Isolating Python environments is crucial for managing dependencies and ensuring project-specific package versions. Two primary tools for this task are `conda` and `venv`. Each has its strengths, and choosing between them depends on your workflow and project needs.

`Conda`, part of the Anaconda distribution, is a robust package and environment manager that handles both Python and non-Python packages. It’s particularly useful for data science projects requiring libraries like TensorFlow or PyTorch, which have complex dependencies. To create a new environment with `conda`, open your terminal and run `conda create --name myenv python=3.8`. Activate it with `conda activate myenv`, and you’re ready to install packages specific to this environment.

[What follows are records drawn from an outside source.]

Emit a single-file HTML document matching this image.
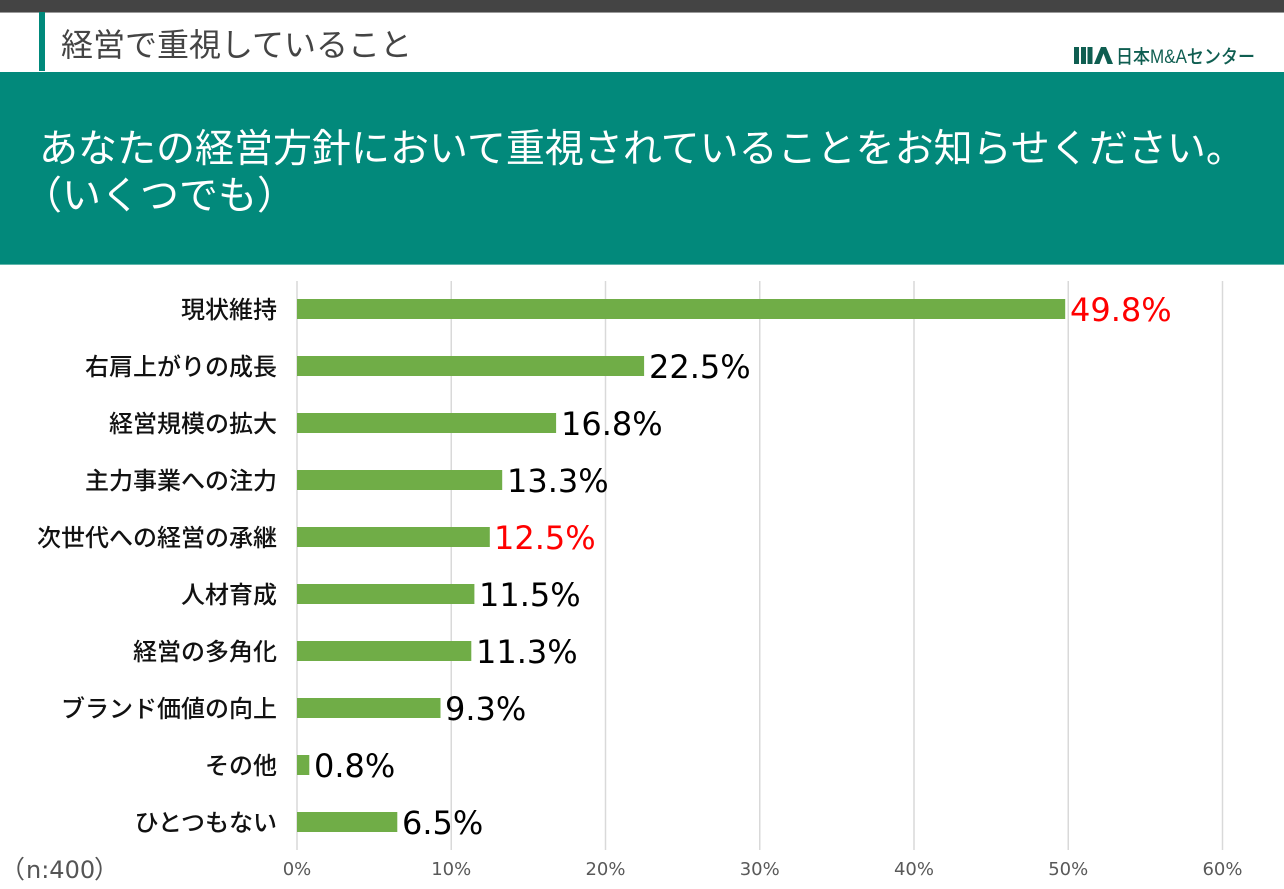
<!DOCTYPE html>
<html><head><meta charset="utf-8"><style>
html,body{margin:0;padding:0;background:#fff;}
svg{display:block;}
.jp{font-family:"Liberation Sans","Noto Sans CJK JP",sans-serif;}
.num{font-family:"DejaVu Sans","Liberation Sans",sans-serif;}
</style></head><body>
<svg width="1284" height="889" viewBox="0 0 1284 889" xmlns="http://www.w3.org/2000/svg">
<rect x="0" y="0" width="1284" height="889" fill="#ffffff"/>
<rect x="0" y="0" width="1284" height="12" fill="#444444"/>
<rect x="0" y="12" width="1284" height="1" fill="#9a9a9a"/>
<rect x="39" y="12" width="6" height="59" fill="#00897b"/>
<text class="jp" x="61" y="56" font-size="32" fill="#444444">経営で重視していること</text>
<!-- logo -->
<g fill="#0f5e51">
<rect x="1074" y="47" width="5" height="17"/>
<rect x="1081" y="47" width="5" height="17"/>
<rect x="1087.5" y="47" width="5" height="17"/>
<polygon points="1094,64 1101,47 1106,47 1113,64 1107.5,64 1103.5,53.5 1099.5,64"/>
<text class="jp" x="1116" y="63" font-size="19" font-weight="500" textLength="139" lengthAdjust="spacingAndGlyphs">日本M&amp;Aセンター</text>
</g>
<!-- banner -->
<rect x="0" y="72" width="1284" height="193" fill="#02897b"/>
<rect x="0" y="264" width="1284" height="1" fill="#5fb6ab"/>
<text class="jp" x="39" y="162" font-size="39" fill="#ffffff">あなたの経営方針において重視されていることをお知らせください。</text>
<text class="jp" x="23" y="209" font-size="39" fill="#ffffff">（いくつでも）</text>
<!-- gridlines -->
<g stroke="#d9d9d9" stroke-width="1.5">
<line x1="297" y1="281" x2="297" y2="850"/>
<line x1="451.25" y1="281" x2="451.25" y2="850"/>
<line x1="605.5" y1="281" x2="605.5" y2="850"/>
<line x1="759.75" y1="281" x2="759.75" y2="850"/>
<line x1="914" y1="281" x2="914" y2="850"/>
<line x1="1068.25" y1="281" x2="1068.25" y2="850"/>
<line x1="1222.5" y1="281" x2="1222.5" y2="850"/>
</g>
<!-- tick labels -->
<g class="num" font-size="18" fill="#595959" text-anchor="middle">
<text x="297" y="875">0%</text>
<text x="451.25" y="875">10%</text>
<text x="605.5" y="875">20%</text>
<text x="759.75" y="875">30%</text>
<text x="914" y="875">40%</text>
<text x="1068.25" y="875">50%</text>
<text x="1222.5" y="875">60%</text>
</g>
<text class="jp" x="0" y="878" font-size="25" fill="#555555">（</text>
<text class="num" x="26" y="878" font-size="24" fill="#555555">n:400</text>
<text class="jp" x="94" y="878" font-size="25" fill="#555555">）</text>
<!-- bars -->
<g fill="#70ad47">
<rect x="297" y="299" width="768.2" height="20"/>
<rect x="297" y="356" width="347.1" height="20"/>
<rect x="297" y="413" width="259.1" height="20"/>
<rect x="297" y="470" width="205.2" height="20"/>
<rect x="297" y="527" width="192.8" height="20"/>
<rect x="297" y="584" width="177.4" height="20"/>
<rect x="297" y="641" width="174.3" height="20"/>
<rect x="297" y="698" width="143.5" height="20"/>
<rect x="297" y="755" width="12.3" height="20"/>
<rect x="297" y="812" width="100.3" height="20"/>
</g>
<!-- category labels -->
<g class="jp" font-size="24" fill="#111111" text-anchor="end" font-weight="500">
<text x="277" y="318">現状維持</text>
<text x="277" y="375">右肩上がりの成長</text>
<text x="277" y="432">経営規模の拡大</text>
<text x="277" y="489">主力事業への注力</text>
<text x="277" y="546">次世代への経営の承継</text>
<text x="277" y="603">人材育成</text>
<text x="277" y="660">経営の多角化</text>
<text x="277" y="717">ブランド価値の向上</text>
<text x="277" y="774">その他</text>
<text x="277" y="831">ひとつもない</text>
</g>
<!-- value labels -->
<g class="num" font-size="32" fill="#000000">
<text x="1070" y="321" fill="#ff0000">49.8%</text>
<text x="649" y="378">22.5%</text>
<text x="561" y="435">16.8%</text>
<text x="507" y="492">13.3%</text>
<text x="494" y="549" fill="#ff0000">12.5%</text>
<text x="479" y="606">11.5%</text>
<text x="476" y="663">11.3%</text>
<text x="445" y="720">9.3%</text>
<text x="314" y="777">0.8%</text>
<text x="402" y="834">6.5%</text>
</g>
</svg>
</body></html>
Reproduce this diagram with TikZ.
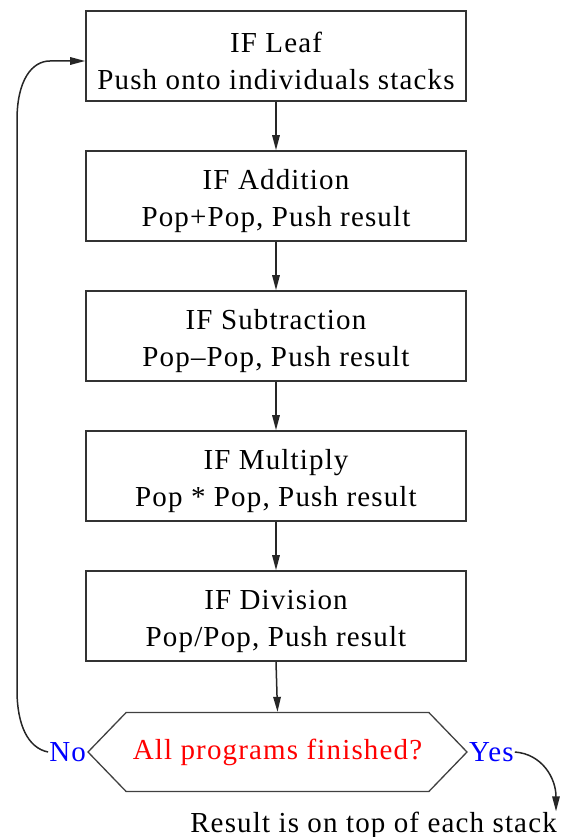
\documentclass[tikz,border=0pt]{standalone}
\usepackage{fontspec}
\setmainfont{Liberation Serif}[LetterSpace=4]
\usetikzlibrary{arrows.meta,shapes.symbols}
% strut that lowers the two-line text inside the step boxes a little
\newcommand\linestrut{\rule{0pt}{30pt}}
\begin{document}
\begin{tikzpicture}[x=1pt,y=-1pt,
  every node/.style={font=\fontsize{29}{37}\selectfont},
  stepbox/.style={draw=black!80,line width=1.6pt,minimum width=380,minimum height=90,
    align=center,inner sep=0pt},
  decision/.style={signal,signal to=east and west,signal pointer angle=92,draw=black!75,
    line width=1.3pt,minimum width=379,minimum height=79,inner sep=0pt},
  flow/.style={line width=1.5pt,black!85,-{Triangle[length=15pt,width=7.5pt]}},
  answer/.style={text=blue,inner sep=1pt}]
  \path[use as bounding box] (0,0) rectangle (560,837);

  % processing steps
  \node[stepbox] (leaf) at (276,56)  {\linestrut IF Leaf\\Push onto individuals stacks};
  \node[stepbox] (add)  at (276,196) {\linestrut IF Addition\\Pop+Pop, Push result};
  \node[stepbox] (sub)  at (276,336) {\linestrut IF Subtraction\\Pop–Pop, Push result};
  \node[stepbox] (mul)  at (276,476) {\linestrut IF Multiply\\Pop * Pop, Push result};
  \node[stepbox] (div)  at (276,616) {\linestrut IF Division\\Pop/Pop, Push result};

  % termination test
  \node[decision,text=red] (done) at (277.5,752) {All programs finished?};
  \node[answer,anchor=east] (no)  at (done.west) {No};
  \node[answer,anchor=west] (yes) at (done.east) {Yes};
  \node[anchor=base east,inner sep=0pt] (result) at (557,832) {Result is on top of each stack};

  % connectors
  \draw[flow] (leaf) -- (add);
  \draw[flow] (add) -- (sub);
  \draw[flow] (sub) -- (mul);
  \draw[flow] (mul) -- (div);
  \draw[flow] (div.south) -- (done.north);
  \draw[flow] (no.west) .. controls (28,748) and (17,725) .. (17,690)
    -- (17,120) .. controls (17,80) and (32,61) .. (50,61) -- ([yshift=-5pt]leaf.west);
  \draw[flow] (yes.east) .. controls (542,754) and (556,778) .. ([xshift=-1pt]result.north east);
\end{tikzpicture}
\end{document}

In contrast, `venv` is a lightweight, built-in Python module for creating virtual environments. It’s ideal for simpler projects or when you prefer a minimal setup without additional dependencies. To use `venv`, navigate to your project directory and execute `python3 -m venv myenv`. Activate it with `source myenv/bin/activate` on macOS/Linux or `myenv\Scripts\activate` on Windows. While `venv` doesn’t manage non-Python packages, it integrates seamlessly with `pip` for Python package management.

Both tools allow you to isolate Jupyter Notebook environments. After creating and activating an environment, install Jupyter using `pip install notebook` or `conda install jupyter`. To ensure Jupyter runs within the isolated environment, launch it from the terminal with `jupyter notebook`. This approach prevents conflicts between global and project-specific packages, keeping your workspace clean and reproducible.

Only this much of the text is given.